- $30 billion to $38 billion could disappear from Canada
- Trump's impact 'likely negative' for Canadian economy
- U.S. 'may not need' Canadian oil under Trump policies
U.S. president-elect Donald Trump’s proposal for a “tax holiday” for American corporations that have squirrelled away profits abroad could mean large sums of money flowing out of Canada.
Trump campaigned on a proposal to allow U.S. companies to bring profits home at a 10-per-cent tax rate, much lower than the U.S.’s official 35-per-cent corporate tax rate.
Financial services firm Nomura estimates that some US$500 billion would flow into the United States from other countries if Trump’s plan went ahead.
The move would have the most impact on three currencies — the euro, the British pound and the Canadian dollar, Nomura analysts said this week.
Canada would stand to lose between $30 billion and $38 billion if it were to happen, currency strategist Charles St-Arnaud said, as quoted at the Globe and Mail.
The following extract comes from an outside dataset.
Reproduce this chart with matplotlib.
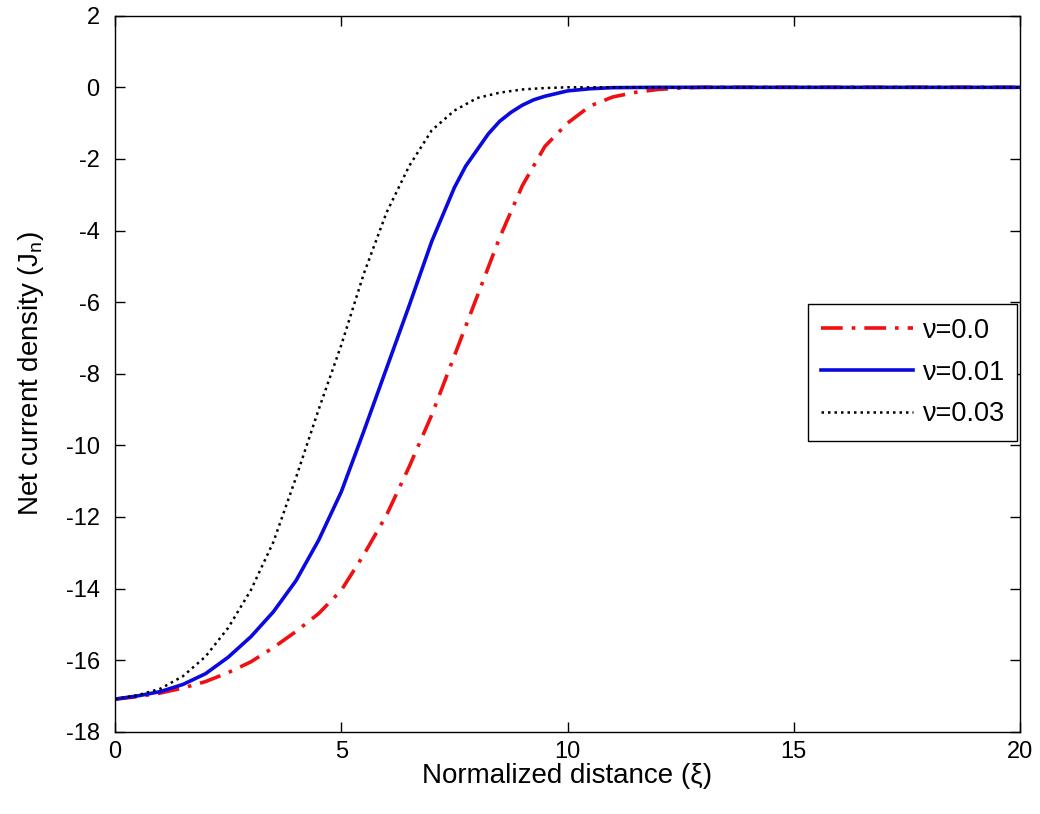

“The question is how much time will the U.S. firms have to bring the money back. But a fair guess would be that it would be done over a year.”
A flow of capital that size out of Canada would likely to cause the loonie to drop, though probably not by much, Nomura estimates. But it would also reduce the amount of money available for business investment in Canada, which is a key driver of job growth.
The idea of a tax holiday has been warmly received on Wall Street, but its impact is debatable.
The U.S. instituted a similar tax holiday in 2004 during the Bush administration, but a Senate committee later found it had little positive impact: the 15 companies that benefitted most from it cut a net total of 20,000 U.S. jobs in the three years after the holiday, and spent less on research and development than they used to.
Trump a ‘likely negative’ for Canada’s economy
In a report this week, St-Arnaud and Nomura colleague David Wagner predicted the Trump presidency would be “likely negative” for Canada’s economy.
Trump has threatened to rip up NAFTA, threatening Canada’s trade relations with the U.S., they noted. The federal Liberal government has already offered to open talks with the U.S. to renegotiate the trade deal.
And while Trump has said he would approve the Keystone XL pipeline, the Nomura strategists believe Trump could be bad for Canadian oil exports, because of his plans to allow much more drilling in the United States.
“This means that, while the Keystone XL would allow an increase in Canadian oil exports, the U.S. may not need it and its price would be lower,” they wrote.
Trump’s plans for large-scale infrastructure spending could boost Canada’s non-oil commodity exports, they said, but only if NAFTA remains. And the “Buy America” clause in U.S. government contracts would reduce the benefit to Canadian companies, they added.